** begin **
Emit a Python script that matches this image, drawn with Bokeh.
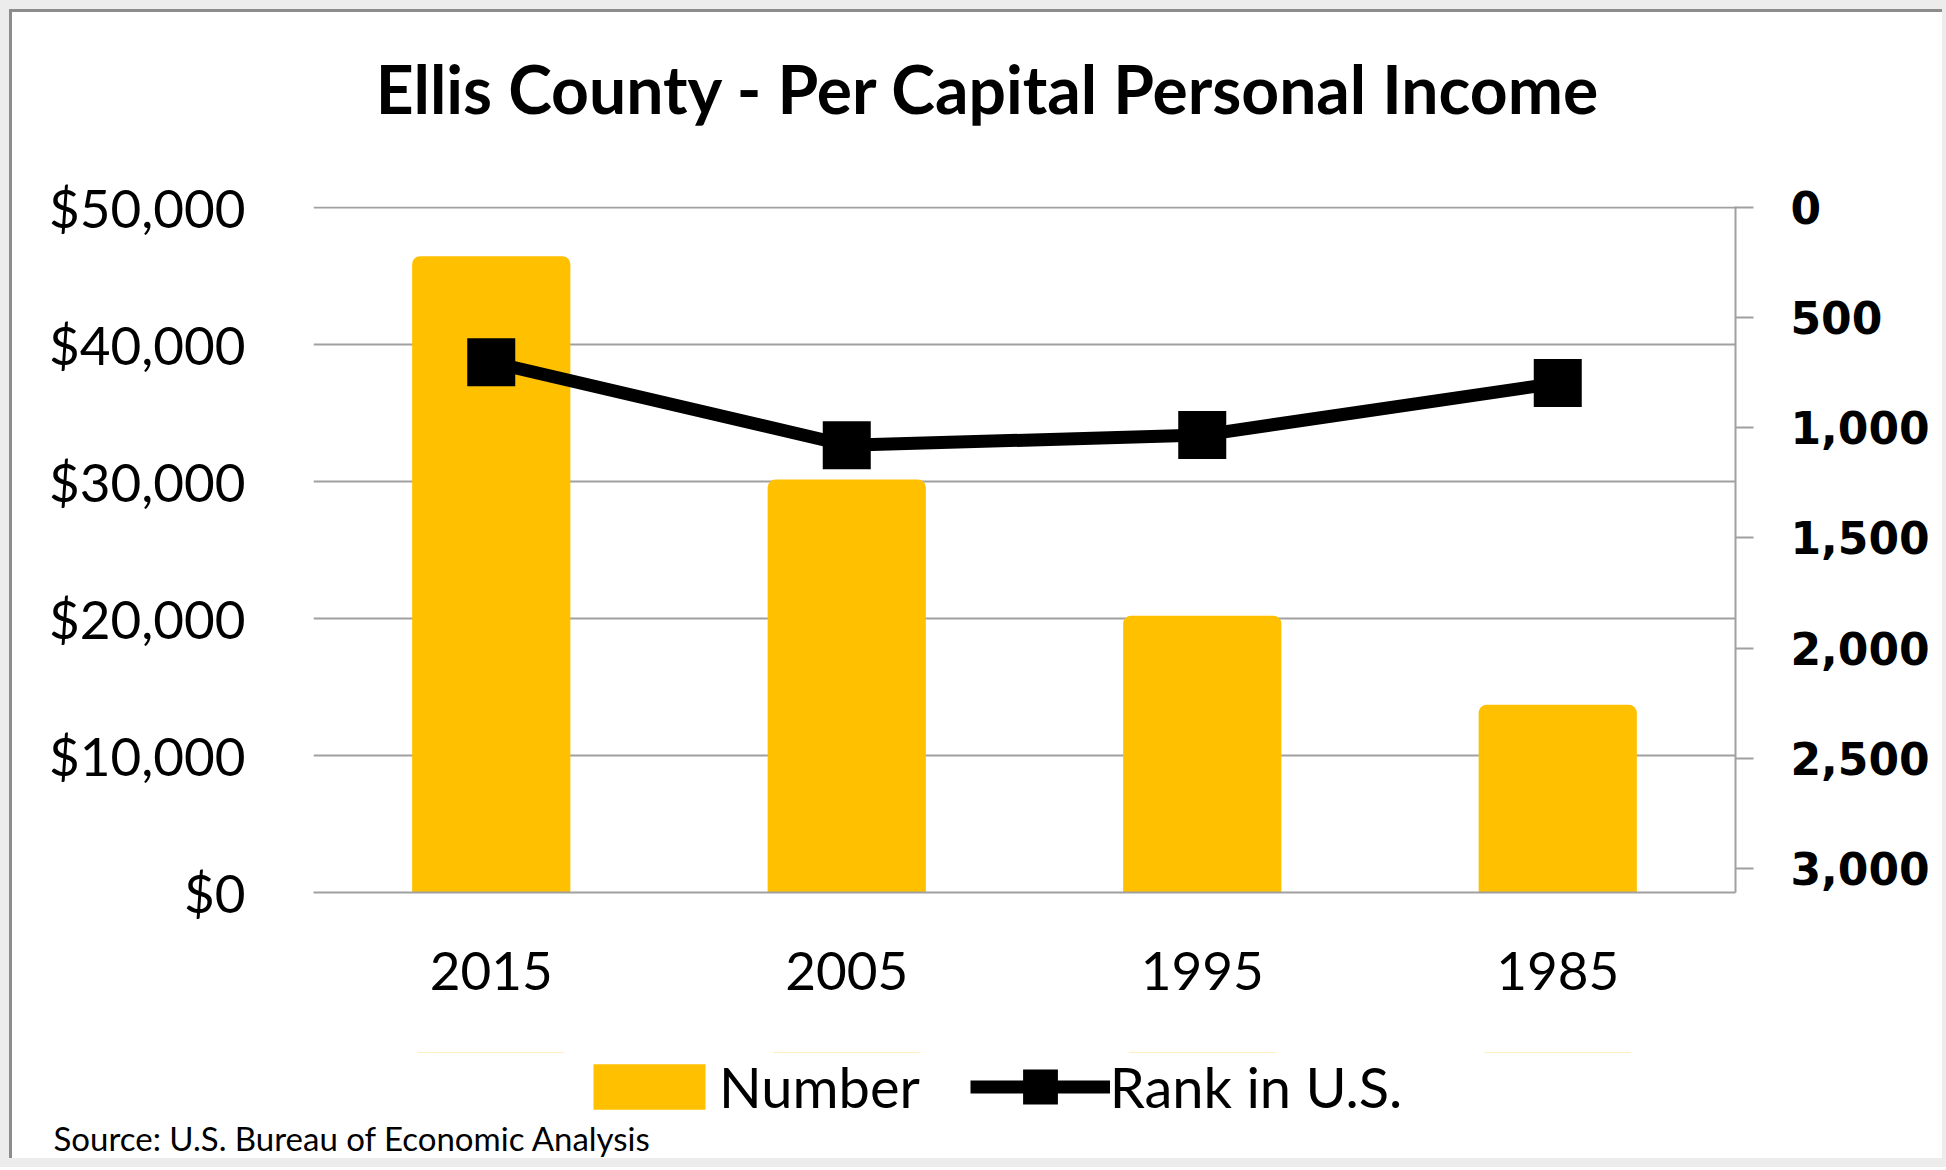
from bokeh.plotting import figure
from bokeh.layouts import column
from bokeh.models import (FactorRange, Range1d, LinearAxis, FixedTicker, NumeralTickFormatter,
                          Legend, LegendItem, Label, Title, ColumnDataSource)
from bokeh.embed import file_html
from bokeh.resources import INLINE

# ---- data ----
years = ["2015", "2005", "1995", "1985"]
income = [46450, 30150, 20200, 13700]
rank = [702, 1079, 1033, 797]
income_ticks = [0, 10000, 20000, 30000, 40000, 50000]
rank_ticks = [0, 500, 1000, 1500, 2000, 2500, 3000]
title_text = "Ellis County - Per Capital Personal Income"
source_text = "Source: U.S. Bureau of Economic Analysis"
series_names = ["Number", "Rank in U.S."]

GOLD = "#FFC000"
GRID = "#a0a0a0"
W = 1930
LEFT, RIGHT = 301, 207
FRAME_W = W - LEFT - RIGHT


def strip(h, x_range, bottom=0):
    f = figure(width=W, height=h, x_range=x_range, y_range=Range1d(0, h),
               output_backend="svg", toolbar_location=None,
               x_axis_location=None, y_axis_location=None,
               min_border_left=LEFT, min_border_right=RIGHT,
               min_border_top=0, min_border_bottom=bottom)
    f.outline_line_color = None
    f.grid.grid_line_color = None
    f.background_fill_color = "white"
    f.border_fill_color = "white"
    return f


# ---- title strip ----
top = strip(154, Range1d(0, FRAME_W))
top.add_layout(Label(x=675, y=78, text=title_text, text_align="center",
                     text_baseline="alphabetic", text_font="Lato", text_font_style="bold",
                     text_font_size="66px", text_color="black"))

# ---- main chart ----
src = ColumnDataSource(dict(year=years, income=income, rank=rank))
p = figure(width=W, height=886,
           x_range=FactorRange(*years, range_padding=0),
           y_range=Range1d(0, 50073),
           output_backend="svg", toolbar_location=None,
           min_border_left=LEFT, min_border_right=RIGHT,
           min_border_top=40, min_border_bottom=160)
p.extra_y_ranges = {"rank": Range1d(start=3109, end=-4.5)}
p.outline_line_color = None
p.background_fill_color = "white"
p.border_fill_color = "white"

bars = p.vbar(x="year", top="income", width=0.445, source=src,
              fill_color=GOLD, line_color=None, border_radius=(8, 8, 0, 0))
line = p.line(x="year", y="rank", source=src, y_range_name="rank",
              line_color="black", line_width=13)
pts = p.scatter(x="year", y="rank", source=src, y_range_name="rank",
                marker="square", size=30, fill_color="black", line_color="black",
                line_width=18, line_join="miter")

yax = p.yaxis[0]
yax.ticker = FixedTicker(ticks=income_ticks)
yax.formatter = NumeralTickFormatter(format="$0,0")
yax.axis_line_color = None
yax.major_tick_line_color = None
yax.minor_tick_line_color = None
yax.major_tick_out = 0
yax.major_tick_in = 0
yax.major_label_text_font = "Lato"
yax.major_label_text_font_size = "53px"
yax.major_label_text_color = "black"
yax.major_label_standoff = 68

p.ygrid.ticker = FixedTicker(ticks=income_ticks)
p.ygrid.grid_line_color = GRID
p.ygrid.grid_line_width = 2
p.xgrid.grid_line_color = None

xax = p.xaxis[0]
xax.axis_line_color = GRID
xax.axis_line_width = 2
xax.major_tick_line_color = None
xax.major_tick_out = 0
xax.major_tick_in = 0
xax.major_label_text_font = "Lato"
xax.major_label_text_font_size = "53px"
xax.major_label_text_color = "black"
xax.major_label_standoff = 59

ra = LinearAxis(y_range_name="rank", ticker=FixedTicker(ticks=rank_ticks),
                formatter=NumeralTickFormatter(format="0,0"))
ra.axis_line_color = GRID
ra.axis_line_width = 2
ra.major_tick_line_color = GRID
ra.major_tick_line_width = 2
ra.major_tick_in = 0
ra.major_tick_out = 18
ra.minor_tick_line_color = None
ra.major_label_text_font = "DejaVu Sans"
ra.major_label_text_font_style = "bold"
ra.major_label_text_font_size = "44px"
ra.major_label_text_color = "black"
ra.major_label_standoff = 37
p.add_layout(ra, "right")

# ---- legend + source strip ----
bot = strip(106, FactorRange(*years))
# legend samples: same series on ranges that keep the marks out of this strip's view
bot.extra_y_ranges = {"inc": Range1d(-200, -100), "rank": Range1d(-200, -100)}
lb = bot.vbar(x="year", top="income", width=0.445, source=src, y_range_name="inc",
              fill_color=GOLD, line_color=None, border_radius=(8, 8, 8, 8))
ll = bot.line(x="year", y="rank", source=src, y_range_name="rank",
              line_color="black", line_width=13)
lp = bot.scatter(x="year", y="rank", source=src, y_range_name="rank",
                 marker="square", size=30, fill_color="black", line_color="black",
                 line_width=12, line_join="miter")
leg = Legend(items=[LegendItem(label=series_names[0], renderers=[lb]),
                    LegendItem(label=series_names[1], renderers=[ll, lp])],
             orientation="horizontal", location=(266, -6),
             glyph_width=140, glyph_height=57, label_height=46,
             label_text_font="Lato", label_text_font_size="56px", label_text_color="black",
             label_standoff=0, spacing=50, padding=0, margin=0,
             border_line_color=None, background_fill_alpha=0)
bot.add_layout(leg, "center")
bot.add_layout(Title(text=source_text, align="left", offset=-260, standoff=2,
                     vertical_align="bottom", text_font="Lato", text_font_style="normal",
                     text_font_size="33px", text_color="black"), "below")

layout = column(top, p, bot, spacing=0)
layout.styles = {"margin": "9px 0 0 9px",
                 "border-top": "3px solid #8c8c8c", "border-left": "3px solid #8c8c8c",
                 "box-shadow": "0 0 0 9px #ececec"}

open("out.html", "w").write(file_html(layout, INLINE))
** end **
## YOUR TASK
Go through the material and select each line with the string "this" in it.

## THE REPLY
Emit a Python script that matches this image, drawn with Bokeh.
# legend samples: same series on ranges that keep the marks out of this strip's view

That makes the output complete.